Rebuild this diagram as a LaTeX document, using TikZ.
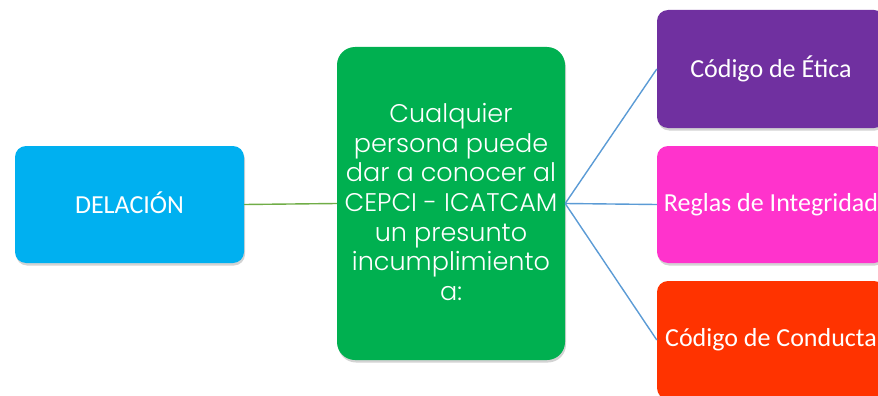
\documentclass[tikz,border=0pt]{standalone}
\usepackage{fontspec}
\setmainfont{Carlito}
\newfontfamily\thinfont{Poppins Light}
\usetikzlibrary{shadows}
\definecolor{cblue}{HTML}{00B0F0}
\definecolor{cgreen}{HTML}{00B050}
\definecolor{cpurple}{HTML}{7030A0}
\definecolor{cmagenta}{HTML}{FF33CC}
\definecolor{cred}{HTML}{FF3300}
\definecolor{glink}{HTML}{70AD47}
\definecolor{blink}{HTML}{5B9BD5}
\begin{document}
\begin{tikzpicture}[x=1pt,y=-1pt,
  box/.style={rounded corners=11pt, text=white, inner sep=0pt,
    font=\fontsize{26}{30}\selectfont,
    drop shadow={opacity=0.35, shadow xshift=1pt, shadow yshift=-2.5pt}},
  glinkstyle/.style={draw=glink, line width=1.4pt},
  blinkstyle/.style={draw=blink, line width=1.4pt}]
\useasboundingbox (0,0) rectangle (878,396);
\clip (0,0) rectangle (878,396);
\node[box, fill=cblue, minimum width=229pt, minimum height=117pt] (del) at (129.5,204.5) {\raisebox{-8.5pt}[0pt][0pt]{DELACIÓN}};
\node[box, fill=cgreen, rounded corners=18pt, minimum width=228pt, minimum height=313pt] (grn) at (451,203.5) {};
\node[align=center, text=white, inner sep=0pt, font=\thinfont\fontsize{25.5}{29.7}\selectfont] (grntext) at (451,202)
  {Cualquier\\persona puede\\dar a conocer al\\CEPCI - ICATCAM\\un presunto\\incumplimiento\\a:};
\node[box, fill=cpurple, minimum width=228pt, minimum height=118pt] (eti) at (771,69) {Código de Ética};
\node[box, fill=cmagenta, minimum width=228pt, minimum height=117pt] (reg) at (771,204.5) {Reglas de Integridad};
\node[box, fill=cred, minimum width=228pt, minimum height=118pt] (con) at (771,340) {Código de Conducta};
\draw[glinkstyle] (del.east) -- (grn.west);
\draw[blinkstyle] (grn.east) -- (eti.west);
\draw[blinkstyle] (grn.east) -- (reg.west);
\draw[blinkstyle] (grn.east) -- (con.west);
\end{tikzpicture}
\end{document}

:::::

■ **Problem to work on**: Repeat the data exactly, dropping every picture it holds.

■ **Output of the task**:
Rebuild this diagram as a LaTeX document, using TikZ.
\documentclass[tikz,border=0pt]{standalone}
\usepackage{fontspec}
\setmainfont{Carlito}
\newfontfamily\thinfont{Poppins Light}
\usetikzlibrary{shadows}
\definecolor{cblue}{HTML}{00B0F0}
\definecolor{cgreen}{HTML}{00B050}
\definecolor{cpurple}{HTML}{7030A0}
\definecolor{cmagenta}{HTML}{FF33CC}
\definecolor{cred}{HTML}{FF3300}
\definecolor{glink}{HTML}{70AD47}
\definecolor{blink}{HTML}{5B9BD5}
\begin{document}
\begin{tikzpicture}[x=1pt,y=-1pt,
  box/.style={rounded corners=11pt, text=white, inner sep=0pt,
    font=\fontsize{26}{30}\selectfont,
    drop shadow={opacity=0.35, shadow xshift=1pt, shadow yshift=-2.5pt}},
  glinkstyle/.style={draw=glink, line width=1.4pt},
  blinkstyle/.style={draw=blink, line width=1.4pt}]
\useasboundingbox (0,0) rectangle (878,396);
\clip (0,0) rectangle (878,396);
\node[box, fill=cblue, minimum width=229pt, minimum height=117pt] (del) at (129.5,204.5) {\raisebox{-8.5pt}[0pt][0pt]{DELACIÓN}};
\node[box, fill=cgreen, rounded corners=18pt, minimum width=228pt, minimum height=313pt] (grn) at (451,203.5) {};
\node[align=center, text=white, inner sep=0pt, font=\thinfont\fontsize{25.5}{29.7}\selectfont] (grntext) at (451,202)
  {Cualquier\\persona puede\\dar a conocer al\\CEPCI - ICATCAM\\un presunto\\incumplimiento\\a:};
\node[box, fill=cpurple, minimum width=228pt, minimum height=118pt] (eti) at (771,69) {Código de Ética};
\node[box, fill=cmagenta, minimum width=228pt, minimum height=117pt] (reg) at (771,204.5) {Reglas de Integridad};
\node[box, fill=cred, minimum width=228pt, minimum height=118pt] (con) at (771,340) {Código de Conducta};
\draw[glinkstyle] (del.east) -- (grn.west);
\draw[blinkstyle] (grn.east) -- (eti.west);
\draw[blinkstyle] (grn.east) -- (reg.west);
\draw[blinkstyle] (grn.east) -- (con.west);
\end{tikzpicture}
\end{document}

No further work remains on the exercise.